Miracle Mile New Zoning Code: “We Can’t Get it Wrong”
Residents Probe the New Zoning Code for the Downtown
A final city commission vote on the controversial rewrite of the city’s zoning code may come as soon as this month. But debate over changes that could trigger six-story buildings on Miracle Mile rages on.
Another virtual powwow on proposed revisions to the 1,000-page document seems likely after a January 14 community meeting, when more than 250 residents Zoomed in. Many expressed fear that developers were poised to change the historic character of the downtown four-block business district. “Height is my chief concern,” said resident Juan Carlos Diaz-Padron. “What will the code end up producing?”
The goal of the rewrite is to simplify and streamline the decades-old zoning code, say city officials. The idea is to attract office space and residences in two- and three-story additions to existing buildings on the Mile and revive sagging businesses. The code would cap the height of any new hotels or office buildings at 70 feet while offering the option of remote parking.
Elizabeth Plater-Zyberk, the urban planner and Gables resident hired as a consultant on the rewrite, said revisions to the code are aimed at creating a pedestrian-friendly, mixed-use downtown where “empty nesters, first- and second-time buyers, [and] smaller households” live above thriving retail outlets in buildings no taller than four stories.
“I regret there is a general perception… that this is a drastic enlargement of buildings on the Mile,” Plater-Zyberk said. She said her aim was to preserve “the small-town scale you all love.” Planning and zoning director Ramon Trias, in a presentation that opened the two-and-a-half-hour meeting, acknowledged the city had more convincing to do.
Mayor Raúl Valdés-Fauli has described Miracle Mile as “sick,” pockmarked with empty storefronts and in desperate need of pedestrian traffic. The $25 million Streetscape project completed in 2018 that promised to lure people to the downtown failed to produce a pedestrian bonanza.
“The city bungled the ren-ovation,” said Karelia Martinez Carbonell, president of the Historic Preservation Association of Coral Gables. “They made it worse.” She suggests the best way to rejuvenate the Mile is to promote it as a historic heritage site and find unique shops that want to be a part of that. “Nostalgia is an economic asset,” she says.

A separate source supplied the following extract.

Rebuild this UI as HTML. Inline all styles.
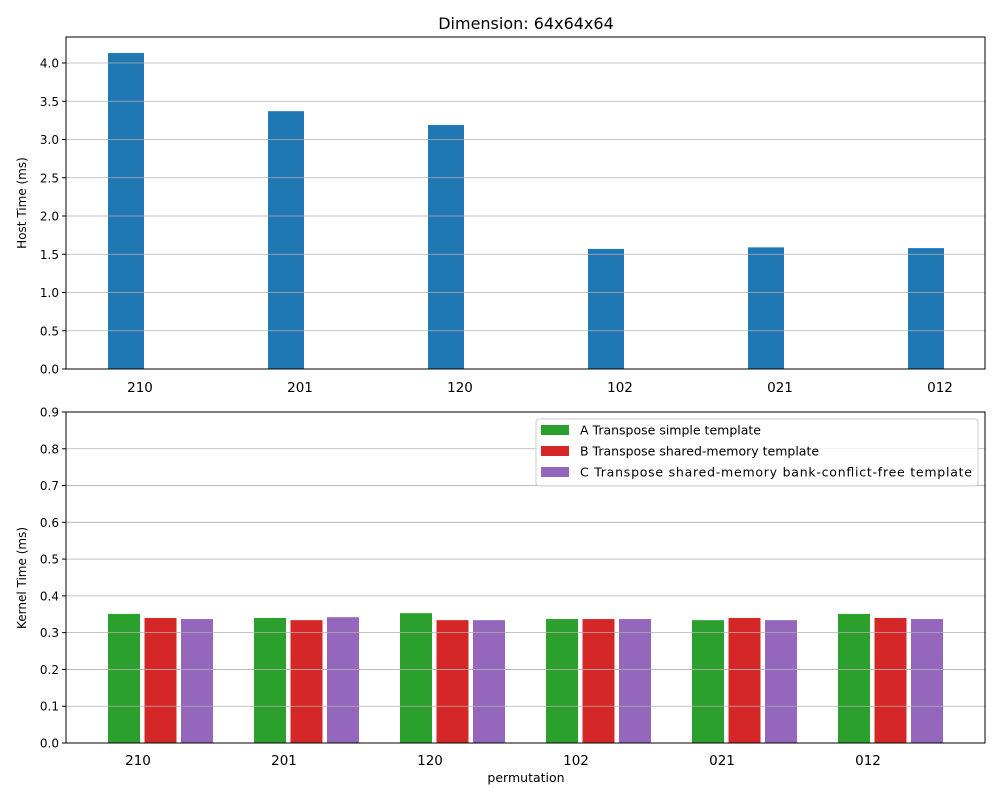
<!DOCTYPE html>
<html><head><meta charset="utf-8"><style>body{margin:0;background:#fff}svg{font-family:"DejaVu Sans","Liberation Sans",sans-serif}</style></head>
<body>
<svg id="c" width="1000" height="800"></svg>
<script>
const cats=["210","201","120","102","021","012"];
const hostVals=[4.13,3.37,3.19,1.57,1.59,1.58];
const hostTicks=["0.0","0.5","1.0","1.5","2.0","2.5","3.0","3.5","4.0"];
const kA=[0.351,0.340,0.353,0.337,0.334,0.351];
const kB=[0.340,0.334,0.334,0.337,0.340,0.340];
const kC=[0.337,0.342,0.334,0.337,0.334,0.337];
const kTicks=["0.0","0.1","0.2","0.3","0.4","0.5","0.6","0.7","0.8","0.9"];
const seriesNames=["A Transpose simple template","B Transpose shared-memory template","C Transpose shared-memory bank-conflict-free template"];
const colors=["#2ca02c","#d62728","#9467bd"];
const svg=document.getElementById('c');const NS="http://www.w3.org/2000/svg";
function mk(t,a,txt){const e=document.createElementNS(NS,t);for(const k in a)e.setAttribute(k,a[k]);if(txt!==undefined)e.textContent=txt;svg.appendChild(e);return e;}
const L=66,R=985,T1=37,B1=369,T2=412,B2=743;
const y1=v=>B1-v*76.5, y2=v=>B2-v*367.8;
let t=mk('text',{x:526,y:29,'font-size':16,'text-anchor':'middle'},"Dimension: 64x64x64");

cats.forEach((c,i)=>{const cx=126+i*160;
 let b=mk('rect',{x:cx-18,y:y1(hostVals[i]),width:36,height:B1-y1(hostVals[i]),fill:'#1f77b4'});
 let e=mk('text',{x:cx+14,y:392,'font-size':13.5,'text-anchor':'middle'},c);});
hostTicks.forEach(s=>{const v=+s,y=y1(v);
 let g=mk('line',{x1:L,x2:R,y1:y,y2:y,stroke:'#b0b0b0','stroke-width':0.8});
 mk('line',{x1:L-4,x2:L,y1:y,y2:y,stroke:'#000'});
 let e=mk('text',{x:L-7,y:y+4.5,'font-size':12,'text-anchor':'end'},s);});
let f=mk('rect',{x:L,y:T1,width:R-L,height:B1-T1,fill:'none',stroke:'#000','stroke-width':1});
t=mk('text',{x:26,y:203,'font-size':12,'text-anchor':'middle',transform:'rotate(-90 26 203)'},"Host Time (ms)");
[kA,kB,kC].forEach((arr,s)=>arr.forEach((v,i)=>{const x=108+i*146+s*36.5;
 let b=mk('rect',{x:x,y:y2(v),width:32,height:B2-y2(v),fill:colors[s]});}));
kTicks.forEach(s=>{const v=+s,y=y2(v);
 let g=mk('line',{x1:L,x2:R,y1:y,y2:y,stroke:'#b0b0b0','stroke-width':0.8});
 mk('line',{x1:L-4,x2:L,y1:y,y2:y,stroke:'#000'});
 let e=mk('text',{x:L-7,y:y+4.5,'font-size':12,'text-anchor':'end'},s);});
cats.forEach((c,i)=>{let e=mk('text',{x:138+i*146,y:765,'font-size':13.5,'text-anchor':'middle'},c);});
f=mk('rect',{x:L,y:T2,width:R-L,height:B2-T2,fill:'none',stroke:'#000','stroke-width':1});
t=mk('text',{x:26,y:578,'font-size':12,'text-anchor':'middle',transform:'rotate(-90 26 578)'},"Kernel Time (ms)");
t=mk('text',{x:526,y:782,'font-size':12.5,'text-anchor':'middle'},"permutation");
let lg=mk('rect',{x:536,y:419,width:442,height:67,rx:3,fill:'#fff','fill-opacity':0.8,stroke:'#ccc'});
seriesNames.forEach((n,s)=>{const y=430+s*21;
 let p=mk('rect',{x:541,y:y-5,width:28,height:10,fill:colors[s]});
 let e=mk('text',{x:580,y:y+4.5,'font-size':12.5,textLength:n.length>40?392:undefined},n);
 if(n.length<=40)e.removeAttribute('textLength');
 });
</script>
</body></html>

Trias rejects suggestions that the proposed changes could transform the Mile into a “concrete canyon” of high-rises. The existing zoning code actually already allows buildings up to six stories and 70 feet. The new code, by allowing remote parking, is designed to encourage smaller developments by not requiring parking garages in buildings. The worry is that this could make it easier (less expensive) to build large.
Diaz-Padron, who is in the insurance business, advocates more community meetings on the new zoning code before a final vote. “Miracle Mile has been our Main Street for nearly 100 years, and we can’t get it wrong,” he says. Vice Mayor Vince Lago has called for a second virtual community meeting before the rewrite vote.